Régimes pendant le traitement d’un cancer

Gare aux apprentis sorciers !

Par
Publié le 22/05/2018
Article réservé aux abonnés
Jeûne, restrictions, compléments alimentaires… Ces pratiques d’apparence anodine séduisent de nombreux patients pendant le traitement d’un cancer. Ces thérapies alternatives nutritionnelles loin d’optimiser les chances de rétablissement peuvent être dangereuses. Le point avec le Pr Bruno Raynard, médecin nutritionniste à Gustave Roussy.
regime cancer

regime cancer
Crédit photo : PHANIE

Le Réseau National Alimentation Cancer Recherche (NACRe) a publié le 30 novembre 2017 un rapport d’expertise collective « jeûne, régimes restrictifs et cancers » disponible gratuitement sur www.inra.fr/nacre (dépliants pour les professions de santé et pour les patients).

Ce travail d’expertise collective est basé sur l’analyse socioanthropologique d’un corpus d’environ 60 ouvrages grand public et d’une revue complète de la littérature scientifique sur les régimes restrictifs. Celle-ci a permis d’identifier 540 publications dignes d’intérêt (sur un total de 5 000). Parmi celles-ci, seules 13 études cliniques évaluaient le jeune, le régime cétogène ou la restriction calorique au cours des traitements des cancers.

« Ces 13 études s’avèrent de mauvaise qualité méthodologique. Seules deux d’entre elles sont randomisées et contrôlées. Aucune étude n’apporte de résultat probant permettant d’affirmer qu’un régime pourrait limiter la toxicité ou augmenter l’efficacité de la chimiothérapie ou d’un autre traitement » tient à préciser le Dr Raynard.

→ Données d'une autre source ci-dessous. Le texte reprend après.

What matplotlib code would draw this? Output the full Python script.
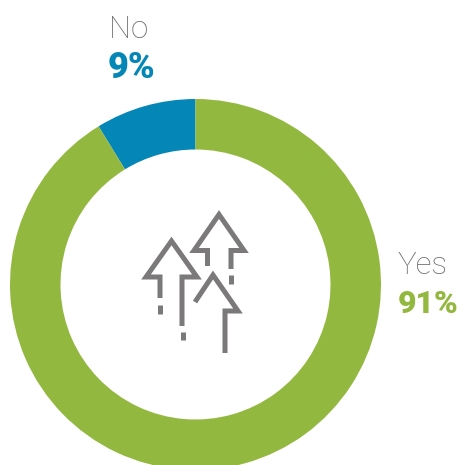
import matplotlib
matplotlib.use('Agg')
import matplotlib.pyplot as plt

labels = ['No', 'Yes']
shares = [8.75, 91.25]
shown = ['9%', '91%']
colors = ['#0487B7', '#93B83F']
gray = '#7B7979'

fig = plt.figure(figsize=(4.6, 4.65), dpi=100)
ax = fig.add_axes([0, 0, 1, 1])

ax.pie(shares, colors=colors, startangle=90, center=(195.5, 465 - 284.5), radius=185.5,
       wedgeprops=dict(width=50.5, linewidth=0), frame=True)
ax.set_xlim(0, 460)
ax.set_ylim(0, 465)
ax.set_aspect('equal')
ax.axis('off')


# icon paths are given in pixels of the picture, y going down
def icon_line(pts, lw=3.6):
    xs = [p[0] for p in pts]
    ys = [465 - p[1] for p in pts]
    ax.plot(xs, ys, color=gray, lw=lw, solid_joinstyle='miter', solid_capstyle='butt')


# left arrow
icon_line([(160, 298), (160, 277), (146, 277), (171.5, 241), (197, 277), (182, 277), (182, 326)])
icon_line([(160, 304.5), (160, 314)])
icon_line([(183, 331.5), (183, 340.5)])
# top right arrow
icon_line([(207.5, 266), (207.5, 250.5), (194, 250.5), (219, 214.5), (244, 250.5), (231, 250.5), (231, 269)])
icon_line([(231, 275), (231, 284)])
# front arrow
icon_line([(195, 302), (213, 275), (238, 311), (225, 311), (225, 353)])

ax.text(109, 465 - 29, labels[0], family='Roboto', weight='light', fontsize=22.5, color='#6E6C6C',
        ha='left', va='center')
ax.text(108, 465 - 68, shown[0], family='Roboto', weight='black', fontsize=26, color=colors[0],
        ha='left', va='center')
ax.text(398, 465 - 265.5, labels[1], family='Roboto', weight='light', fontsize=22.5, color='#6E6C6C',
        ha='left', va='center')
ax.text(398, 465 - 304, shown[1], family='Roboto', weight='black', fontsize=23, color=colors[1],
        ha='left', va='center')

fig.savefig('out.png', dpi=100)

L’engouement médiatique et du grand public sur les régimes pendant le cancer repose sur une littérature expérimentale (modèles animaux ou cellulaires) dont il est impossible d’extrapoler une vérité clinique. L’homme n’est pas une souris. « La diffusion des messages très positifs sur ces thérapies soutient un marché très lucratif (cliniques privées de jeûne en Allemagne et en Suisse, associations à but non lucratif en France avec stages payants…) », dénonce le Dr Raynard.

Cette absence d’evidence-based medicine, conduit à ne pas recommander les régimes restrictifs (cétogènes, hypoprotidiques ou hypocaloriques, jeûne) pendant les traitements. « Raison supplémentaire d’éviter de les suivre, 9 études sur les 13 se sont accompagnées de perte de poids ou de masse musculaire. Or il est prouvé qu’une perte de poids ou de masse musculaire au cours du traitement d’un cancer peut avoir un impact pronostic négatif (augmentation du risque de toxicité des chimiothérapies voire diminution des possibilités de régression tumorale). Les chimiothérapies peuvent augmenter la vitesse de destruction musculaire, n’en rajoutons pas avec des régimes restrictifs », souligne le spécialiste

La tisane qui antagonise la chimiothérapie

Les médecins ne prennent pas toujours le temps d’expliquer le pronostic de la maladie et ce que peut apporter le traitement. De leur côté les patients essayent de se réapproprier une partie de la prise en charge de leur cancer avec des traitements alternatifs. Plus de 55 % des patients sous anticancéreux prennent des compléments alimentaires. La moitié ne le dit pas à son docteur (le patient croit aux bienfaits du régime, le médecin ne lui pose pas la question et jusqu’ici ne s’intéressait pas aux traitements alternatifs). « Certains traitements alternatifs, notamment les compléments alimentaires, peuvent interagir de façon très dangereuse avec les traitements anticancéreux ! Le patient doit absolument en parler avec son cancérologue. Et le médecin doit absolument demander à son patient s’il prend des compléments alimentaires ou suit un régime. Il a été montré (1) que certains compléments alimentaires, par exemple des tisanes contenant du millepertuis ou des cocktails d’antioxydants peuvent antagoniser les chimiothérapies ! » souligne le Dr Raynard.

Quant aux régimes, les études manquent pour évaluer leur potentiel effet (synergique, additif, voire antagoniste) sur l’efficacité des traitements anticancéreux. Pour répondre à ces questions, la recherche fondamentale et expérimentale doit progresser.

Thomas-Schoemann A. et al.; Bull. Cancer 2011;98:645-653.